Dataset content:
-----
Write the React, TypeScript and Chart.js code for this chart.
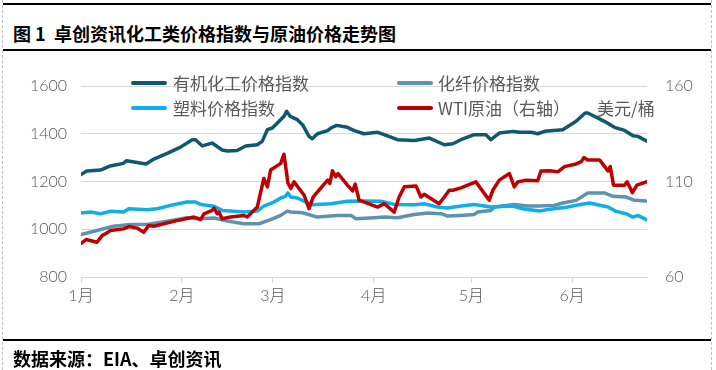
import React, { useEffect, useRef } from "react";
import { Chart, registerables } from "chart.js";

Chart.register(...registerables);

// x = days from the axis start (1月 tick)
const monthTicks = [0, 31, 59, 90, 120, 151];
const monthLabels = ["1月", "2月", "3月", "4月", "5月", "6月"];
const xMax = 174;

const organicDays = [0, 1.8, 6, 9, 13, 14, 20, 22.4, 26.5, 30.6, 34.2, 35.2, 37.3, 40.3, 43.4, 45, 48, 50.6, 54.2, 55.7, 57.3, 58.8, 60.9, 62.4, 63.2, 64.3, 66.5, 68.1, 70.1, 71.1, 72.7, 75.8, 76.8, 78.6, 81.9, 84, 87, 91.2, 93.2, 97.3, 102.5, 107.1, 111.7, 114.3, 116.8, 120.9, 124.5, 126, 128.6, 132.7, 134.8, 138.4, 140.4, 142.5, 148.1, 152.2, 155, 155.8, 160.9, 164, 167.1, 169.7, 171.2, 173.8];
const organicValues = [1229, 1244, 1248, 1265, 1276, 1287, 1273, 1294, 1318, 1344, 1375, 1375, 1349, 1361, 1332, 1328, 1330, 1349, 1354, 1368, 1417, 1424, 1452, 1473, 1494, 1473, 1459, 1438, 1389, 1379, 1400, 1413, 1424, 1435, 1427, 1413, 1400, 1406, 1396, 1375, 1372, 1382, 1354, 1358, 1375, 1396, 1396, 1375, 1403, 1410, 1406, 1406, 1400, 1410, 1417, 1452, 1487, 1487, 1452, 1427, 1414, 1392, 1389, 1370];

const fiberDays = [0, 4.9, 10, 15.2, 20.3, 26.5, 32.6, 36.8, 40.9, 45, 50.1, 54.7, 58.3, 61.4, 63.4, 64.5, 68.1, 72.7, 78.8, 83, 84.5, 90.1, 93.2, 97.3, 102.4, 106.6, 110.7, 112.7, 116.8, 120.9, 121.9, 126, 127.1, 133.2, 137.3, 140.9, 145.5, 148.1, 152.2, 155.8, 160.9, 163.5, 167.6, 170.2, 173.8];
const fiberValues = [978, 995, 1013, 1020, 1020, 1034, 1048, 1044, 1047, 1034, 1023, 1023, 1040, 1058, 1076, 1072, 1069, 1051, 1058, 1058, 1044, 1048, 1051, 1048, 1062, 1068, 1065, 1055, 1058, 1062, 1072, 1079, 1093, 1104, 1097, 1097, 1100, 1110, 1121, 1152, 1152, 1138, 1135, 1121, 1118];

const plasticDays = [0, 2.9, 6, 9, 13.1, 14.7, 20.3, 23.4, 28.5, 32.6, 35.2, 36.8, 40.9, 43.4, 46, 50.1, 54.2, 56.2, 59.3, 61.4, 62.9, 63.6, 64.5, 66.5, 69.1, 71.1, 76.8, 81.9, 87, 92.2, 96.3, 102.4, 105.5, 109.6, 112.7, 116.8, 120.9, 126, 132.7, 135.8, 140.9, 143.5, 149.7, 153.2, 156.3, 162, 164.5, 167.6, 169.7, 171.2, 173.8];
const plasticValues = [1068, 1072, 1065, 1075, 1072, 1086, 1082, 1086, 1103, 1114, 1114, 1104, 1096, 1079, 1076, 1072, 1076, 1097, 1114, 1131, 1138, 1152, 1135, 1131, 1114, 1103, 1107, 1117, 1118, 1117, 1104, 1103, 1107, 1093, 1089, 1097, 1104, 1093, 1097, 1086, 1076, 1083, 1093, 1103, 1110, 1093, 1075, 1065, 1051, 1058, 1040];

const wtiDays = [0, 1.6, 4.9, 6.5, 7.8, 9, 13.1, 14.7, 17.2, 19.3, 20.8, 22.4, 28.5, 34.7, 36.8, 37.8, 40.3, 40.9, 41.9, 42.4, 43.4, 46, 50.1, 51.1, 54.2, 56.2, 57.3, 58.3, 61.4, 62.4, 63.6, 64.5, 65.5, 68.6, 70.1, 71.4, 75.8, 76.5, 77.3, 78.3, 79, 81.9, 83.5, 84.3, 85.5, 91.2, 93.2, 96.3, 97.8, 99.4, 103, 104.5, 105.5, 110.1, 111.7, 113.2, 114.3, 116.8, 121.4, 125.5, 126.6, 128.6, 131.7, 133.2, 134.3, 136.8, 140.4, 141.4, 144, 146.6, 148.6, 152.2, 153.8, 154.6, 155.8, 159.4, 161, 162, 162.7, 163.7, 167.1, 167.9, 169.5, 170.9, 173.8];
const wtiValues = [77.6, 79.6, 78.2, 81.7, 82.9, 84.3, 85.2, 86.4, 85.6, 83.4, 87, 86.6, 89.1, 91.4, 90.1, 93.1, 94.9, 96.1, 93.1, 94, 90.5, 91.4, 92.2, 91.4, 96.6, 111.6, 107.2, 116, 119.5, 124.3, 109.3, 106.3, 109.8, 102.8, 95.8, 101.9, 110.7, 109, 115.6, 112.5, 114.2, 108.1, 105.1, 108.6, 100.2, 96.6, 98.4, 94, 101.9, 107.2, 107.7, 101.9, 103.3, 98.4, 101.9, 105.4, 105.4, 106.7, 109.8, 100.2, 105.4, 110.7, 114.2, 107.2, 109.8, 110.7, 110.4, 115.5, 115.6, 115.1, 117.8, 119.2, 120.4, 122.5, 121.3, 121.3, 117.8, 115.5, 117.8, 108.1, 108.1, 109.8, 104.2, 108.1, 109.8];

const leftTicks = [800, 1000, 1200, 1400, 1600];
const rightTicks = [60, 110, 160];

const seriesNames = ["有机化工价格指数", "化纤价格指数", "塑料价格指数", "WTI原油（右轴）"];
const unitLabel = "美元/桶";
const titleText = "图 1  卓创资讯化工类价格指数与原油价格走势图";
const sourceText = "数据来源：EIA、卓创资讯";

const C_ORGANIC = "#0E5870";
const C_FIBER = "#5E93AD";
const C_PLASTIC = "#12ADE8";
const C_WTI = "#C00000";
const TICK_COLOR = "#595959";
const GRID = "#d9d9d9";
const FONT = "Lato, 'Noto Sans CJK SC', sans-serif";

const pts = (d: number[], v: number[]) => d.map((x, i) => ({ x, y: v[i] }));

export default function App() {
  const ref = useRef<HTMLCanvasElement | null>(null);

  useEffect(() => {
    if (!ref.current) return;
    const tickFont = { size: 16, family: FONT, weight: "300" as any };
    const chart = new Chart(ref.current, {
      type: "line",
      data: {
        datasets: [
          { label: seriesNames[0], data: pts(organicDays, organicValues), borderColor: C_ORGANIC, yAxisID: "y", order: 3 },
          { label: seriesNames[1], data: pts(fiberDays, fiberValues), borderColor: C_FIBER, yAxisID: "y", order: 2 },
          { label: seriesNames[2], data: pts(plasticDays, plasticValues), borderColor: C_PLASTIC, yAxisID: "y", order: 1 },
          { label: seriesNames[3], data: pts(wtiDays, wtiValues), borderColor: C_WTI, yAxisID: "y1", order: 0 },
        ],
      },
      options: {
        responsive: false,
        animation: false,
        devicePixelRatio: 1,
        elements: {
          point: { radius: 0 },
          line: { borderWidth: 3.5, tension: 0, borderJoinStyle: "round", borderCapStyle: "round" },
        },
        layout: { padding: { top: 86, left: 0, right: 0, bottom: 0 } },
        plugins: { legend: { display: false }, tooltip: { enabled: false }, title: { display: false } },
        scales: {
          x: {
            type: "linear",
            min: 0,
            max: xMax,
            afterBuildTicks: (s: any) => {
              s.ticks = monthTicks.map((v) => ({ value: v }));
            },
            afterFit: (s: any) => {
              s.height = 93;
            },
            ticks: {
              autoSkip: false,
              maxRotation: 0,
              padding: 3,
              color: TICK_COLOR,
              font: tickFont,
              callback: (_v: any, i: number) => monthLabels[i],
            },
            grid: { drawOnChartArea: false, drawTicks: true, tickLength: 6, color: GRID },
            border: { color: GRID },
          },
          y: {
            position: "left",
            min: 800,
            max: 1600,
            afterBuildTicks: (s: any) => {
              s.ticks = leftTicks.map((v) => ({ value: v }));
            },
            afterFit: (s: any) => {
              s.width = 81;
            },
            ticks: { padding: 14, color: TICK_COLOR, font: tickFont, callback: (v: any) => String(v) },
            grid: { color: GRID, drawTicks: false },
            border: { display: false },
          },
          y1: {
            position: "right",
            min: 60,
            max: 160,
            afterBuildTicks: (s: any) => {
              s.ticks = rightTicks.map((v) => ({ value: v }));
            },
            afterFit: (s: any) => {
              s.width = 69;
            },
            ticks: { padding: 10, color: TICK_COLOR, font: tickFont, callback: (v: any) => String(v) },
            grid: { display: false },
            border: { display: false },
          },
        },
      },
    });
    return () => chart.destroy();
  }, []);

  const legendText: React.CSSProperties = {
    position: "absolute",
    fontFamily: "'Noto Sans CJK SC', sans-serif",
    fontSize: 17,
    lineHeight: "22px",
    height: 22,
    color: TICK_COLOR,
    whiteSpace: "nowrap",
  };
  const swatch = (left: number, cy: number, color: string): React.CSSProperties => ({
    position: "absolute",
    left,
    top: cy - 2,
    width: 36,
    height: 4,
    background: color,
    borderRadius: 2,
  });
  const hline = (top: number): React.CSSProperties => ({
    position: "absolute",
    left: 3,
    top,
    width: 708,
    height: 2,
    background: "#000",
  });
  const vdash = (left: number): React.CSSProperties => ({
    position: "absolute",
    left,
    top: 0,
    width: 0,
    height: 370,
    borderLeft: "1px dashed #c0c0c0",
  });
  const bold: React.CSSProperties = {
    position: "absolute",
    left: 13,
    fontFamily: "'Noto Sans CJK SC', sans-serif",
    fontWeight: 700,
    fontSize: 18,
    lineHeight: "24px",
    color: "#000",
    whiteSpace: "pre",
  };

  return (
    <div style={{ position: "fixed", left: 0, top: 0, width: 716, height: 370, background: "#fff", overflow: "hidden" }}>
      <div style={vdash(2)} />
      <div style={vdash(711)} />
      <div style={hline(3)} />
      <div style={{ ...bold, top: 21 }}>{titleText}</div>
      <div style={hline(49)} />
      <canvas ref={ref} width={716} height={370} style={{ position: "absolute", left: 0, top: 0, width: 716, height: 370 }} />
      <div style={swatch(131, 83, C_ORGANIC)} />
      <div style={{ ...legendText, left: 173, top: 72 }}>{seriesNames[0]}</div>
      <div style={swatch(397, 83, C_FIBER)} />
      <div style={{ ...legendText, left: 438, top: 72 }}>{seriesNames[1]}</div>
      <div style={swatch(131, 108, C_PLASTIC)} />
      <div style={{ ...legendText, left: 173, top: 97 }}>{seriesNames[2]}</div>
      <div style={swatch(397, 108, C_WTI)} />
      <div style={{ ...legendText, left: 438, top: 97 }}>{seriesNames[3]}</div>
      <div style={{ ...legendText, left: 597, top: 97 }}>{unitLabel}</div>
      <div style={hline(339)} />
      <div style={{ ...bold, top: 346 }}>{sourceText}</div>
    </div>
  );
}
-----
Exercise task:
Each line from the top of the material through the line containing "Chart.register(...registerables);" should be reproduced exactly; please drop any images.

Solved problem:
Write the React, TypeScript and Chart.js code for this chart.
import React, { useEffect, useRef } from "react";
import { Chart, registerables } from "chart.js";

Chart.register(...registerables);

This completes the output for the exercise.